Some 1,100 to 1,200 political prisoners languish in Myanmar’s colonial era gaols, according to UN rights envoy Paulo Sergio Pinheiro, who abruptly cut short a visit late in March after discovering a bugging device while interviewing a prisoner.

Pinheiro called the incident “a great embarrassment” for Myanmar’s ruling generals, and urged them to free all political prisoners to help restore the trust of the UN.

“The government of Myanmar commuted the sentences and released 18 prisoners today and three last week,” government spokesman Hla Min said, adding health and humanitarian concerns influenced the decision.

“The releases are the latest in a series of efforts by the government to move Myanmar to multi-party democracy and national conciliation.”

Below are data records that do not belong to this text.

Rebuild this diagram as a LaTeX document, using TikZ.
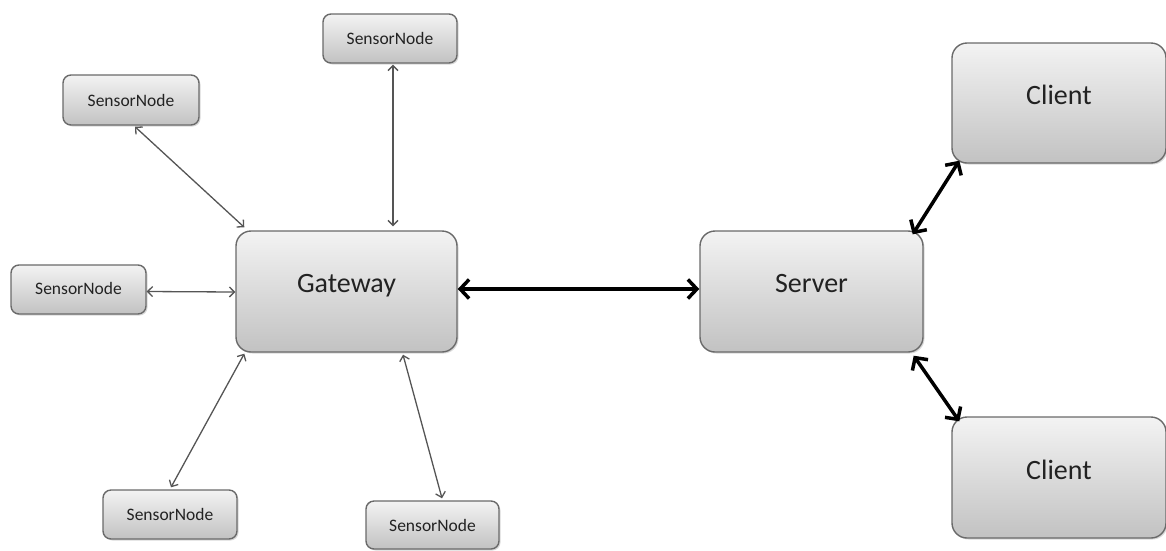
\documentclass[tikz,border=0pt]{standalone}
\usepackage{fontspec}
\setmainfont{Carlito}
\usetikzlibrary{arrows.meta,shadows}
\definecolor{boxline}{HTML}{6A6A6A}
\definecolor{boxtop}{HTML}{F3F3F3}
\definecolor{boxbot}{HTML}{C2C2C2}
\definecolor{txt}{HTML}{222222}
\definecolor{thinline}{HTML}{555555}
\newcommand{\uptext}[1]{\raisebox{16pt}{#1}}
\tikzset{
  basebox/.style={draw=boxline, line width=1.4pt, top color=boxtop, bottom color=boxbot,
    inner sep=0pt, text=txt,
    drop shadow={shadow xshift=1.5pt, shadow yshift=-1.5pt, opacity=0.3}},
  sensorbox/.style={basebox, rounded corners=8pt, minimum width=134pt, minimum height=49pt,
    font=\fontsize{17.5}{20}\selectfont},
  bigbox/.style={basebox, rounded corners=15pt, minimum width=221pt, minimum height=121pt,
    font=\fontsize{28}{33}\selectfont},
  thinarrow/.style={draw=thinline, line width=1.3pt,
    {Straight Barb[length=5pt,width=10pt]}-{Straight Barb[length=5pt,width=10pt]}},
  thickarrow/.style={draw=black, line width=3.5pt,
    {Straight Barb[length=9pt,width=19pt]}-{Straight Barb[length=9pt,width=19pt]}}
}
\begin{document}
\begin{tikzpicture}[x=1pt,y=-1pt]
\useasboundingbox (0,0) rectangle (1166,550);
\node[sensorbox] (s1) at (390,38.5) {SensorNode};
\node[sensorbox, minimum width=136pt, minimum height=50pt] (s2) at (131,100) {SensorNode};
\node[sensorbox, minimum width=135pt] (s3) at (78.5,289.5) {\raisebox{3pt}{SensorNode}};
\node[sensorbox] (s4) at (170,514.5) {SensorNode};
\node[sensorbox, minimum width=133pt, minimum height=48pt] (s5) at (432.5,525) {SensorNode};
\node[bigbox] (gw) at (346.5,291.5) {\uptext{Gateway}};
\node[bigbox, minimum width=223pt] (srv) at (811.5,291.5) {\uptext{Server}};
\node[bigbox, minimum width=214pt, minimum height=120pt] (c1) at (1059,103) {\uptext{Client}};
\node[bigbox, minimum width=214pt, minimum height=121pt] (c2) at (1059,477.5) {\uptext{Client}};

\draw[thinarrow] ([xshift=4pt,yshift=-1pt]s2.south) -- ([xshift=9pt,yshift=3pt]gw.north west);
\draw[thinarrow] ([xshift=3pt,yshift=-1pt]s1.south) -- ([xshift=46.5pt,yshift=4pt]gw.north);
\draw[thinarrow] ([yshift=-2pt]s3.east) -- ([yshift=-0.5pt]gw.west);
\draw[thinarrow] ([xshift=1pt,yshift=2pt]s4.north) -- ([xshift=9pt,yshift=-1pt]gw.south west);
\draw[thinarrow] ([xshift=9.5pt,yshift=2pt]s5.north) -- ([xshift=56.5pt,yshift=-2pt]gw.south);

\draw[thickarrow] ([yshift=2.5pt]gw.east) -- ([yshift=2.5pt]srv.west);
\draw[thickarrow] ([xshift=-11pt,yshift=-4pt]srv.north east) -- ([xshift=8pt,yshift=3pt]c1.south west);
\draw[thickarrow] ([xshift=-10pt,yshift=-3pt]srv.south east) -- ([xshift=8pt,yshift=-5pt]c2.north west);
\end{tikzpicture}
\end{document}
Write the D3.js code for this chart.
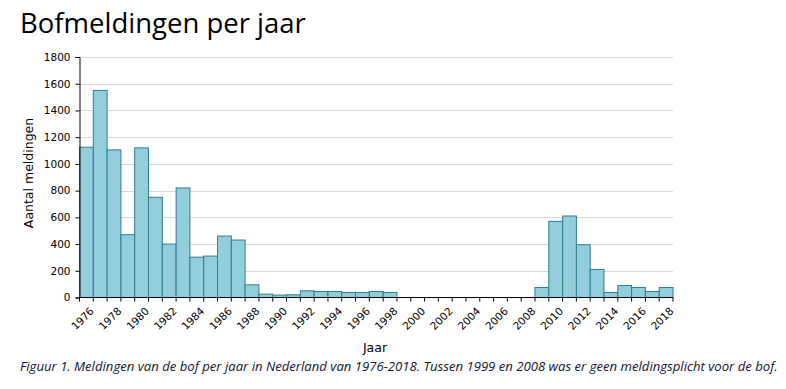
<!DOCTYPE html>
<html lang="nl">
<head>
<meta charset="UTF-8">
<title>Bofmeldingen per jaar</title>
<script src="https://d3js.org/d3.v7.min.js"></script>
<style>
  body { margin: 0; background: #fff; }
  svg { display: block; }
  .title { font-family: "Open Sans", sans-serif; font-size: 27.5px; fill: #000; }
  .axis text { font-family: "DejaVu Sans", Verdana, sans-serif; font-size: 10.5px; fill: #000; }
  .axlabel { font-family: "DejaVu Sans", Verdana, sans-serif; font-size: 12.5px; fill: #000; }
  .caption { font-family: "Open Sans", sans-serif; font-style: italic; font-size: 13.5px; fill: #14142e; }
</style>
</head>
<body>
<svg width="786" height="389"></svg>
<script>
// meldingen per jaar (1999-2008 geen meldingsplicht)
const years = d3.range(1976, 2019);
const counts = [
  1125, 1550, 1105, 470, 1120, 750, 400, 820, 302, 310,
  460, 430, 95, 25, 18, 20, 50, 45, 45, 38,
  38, 45, 38, 0, 0, 0, 0, 0, 0, 0,
  0, 0, 0, 75, 570, 610, 395, 210, 38, 90,
  75, 45, 75
];
const yTicks = [0, 200, 400, 600, 800, 1000, 1200, 1400, 1600, 1800];
const xLabelYears = years.filter(y => (y - 1976) % 2 === 0);

const svg = d3.select("svg");
const plotL = 79.5, plotR = 673, plotT = 57, plotB = 297.5;

const x = d3.scaleBand().domain(years).range([plotL, plotR]).padding(0);
const y = d3.scaleLinear().domain([0, 1800]).range([plotB, plotT]);

svg.append("text").attr("class", "title")
  .attr("x", 20).attr("y", 33)
  .text("Bofmeldingen per jaar");

// rasterlijnen
svg.append("g")
  .selectAll("line")
  .data(yTicks.slice(1))
  .join("line")
  .attr("x1", plotL).attr("x2", plotR)
  .attr("y1", d => Math.round(y(d)) + 0.5).attr("y2", d => Math.round(y(d)) + 0.5)
  .attr("stroke", "#d9d9d9");

// staven
svg.append("g")
  .selectAll("rect")
  .data(years.map((yr, i) => ({ yr, n: counts[i] })).filter(d => d.n > 0))
  .join("rect")
  .attr("x", d => x(d.yr))
  .attr("y", d => y(d.n))
  .attr("width", x.bandwidth())
  .attr("height", d => y(0) - y(d.n))
  .attr("fill", "#92cddc")
  .attr("stroke", "#2f7d8f")
  .attr("stroke-width", 1);

// y-as
const yAxis = svg.append("g").attr("class", "axis")
  .attr("transform", `translate(${plotL},0)`)
  .call(d3.axisLeft(y).tickValues(yTicks).tickFormat(d3.format("d")).tickSize(4).tickPadding(5));
yAxis.select(".domain").attr("stroke", "#000");

// x-as: streepjes op elke jaargrens
const xAxis = svg.append("g").attr("class", "axis")
  .attr("transform", `translate(0,${plotB})`);
xAxis.append("line")
  .attr("x1", plotL).attr("x2", plotR)
  .attr("stroke", "#000");
xAxis.selectAll("line.tick")
  .data(years.concat([2019]))
  .join("line")
  .attr("class", "tick")
  .attr("x1", d => d === 2019 ? plotR : x(d)).attr("x2", d => d === 2019 ? plotR : x(d))
  .attr("y1", 0).attr("y2", 4)
  .attr("stroke", "#000");
xAxis.selectAll("text")
  .data(xLabelYears)
  .join("text")
  .attr("transform", d => `translate(${x(d) + x.bandwidth() / 2 + 3},${9}) rotate(-45)`)
  .attr("text-anchor", "end")
  .attr("dy", "0.7em")
  .text(d => d);

svg.append("text").attr("class", "axlabel")
  .attr("transform", `translate(33,173) rotate(-90)`)
  .attr("text-anchor", "middle")
  .text("Aantal meldingen");

svg.append("text").attr("class", "axlabel")
  .attr("x", 375).attr("y", 352)
  .attr("text-anchor", "middle")
  .text("Jaar");

// bijschrift, horizontaal samengedrukt zoals het smalle origineel
const cap = svg.append("text").attr("class", "caption")
  .text("Figuur 1. Meldingen van de bof per jaar in Nederland van 1976-2018. Tussen 1999 en 2008 was er geen meldingsplicht voor de bof.");
const capW = cap.node().getComputedTextLength();
cap.attr("transform", `translate(20,371) scale(${758 / capW},1)`);
</script>
</body>
</html>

Myanmar’s military, accused by some Western nations and human rights groups of torture and using forced labour and systematic rape as weapons against ethnic minorities, has freed hundreds of political prisoners since late 2000.

That year it started “national reconciliation talks” brokered by the UN with Suu Kyi’s National League for Democracy (NLD).

The junta freed Suu Kyi from house arrest last May, raising hopes it would enter into talks on a democratic transition with the NLD, which won 1990 elections by a landslide but has never been allowed to rule.

But Suu Kyi has become increasingly frustrated that her calls for talks are falling on deaf ears. Last month she said of the junta: “They don’t want change, but change is inevitable”.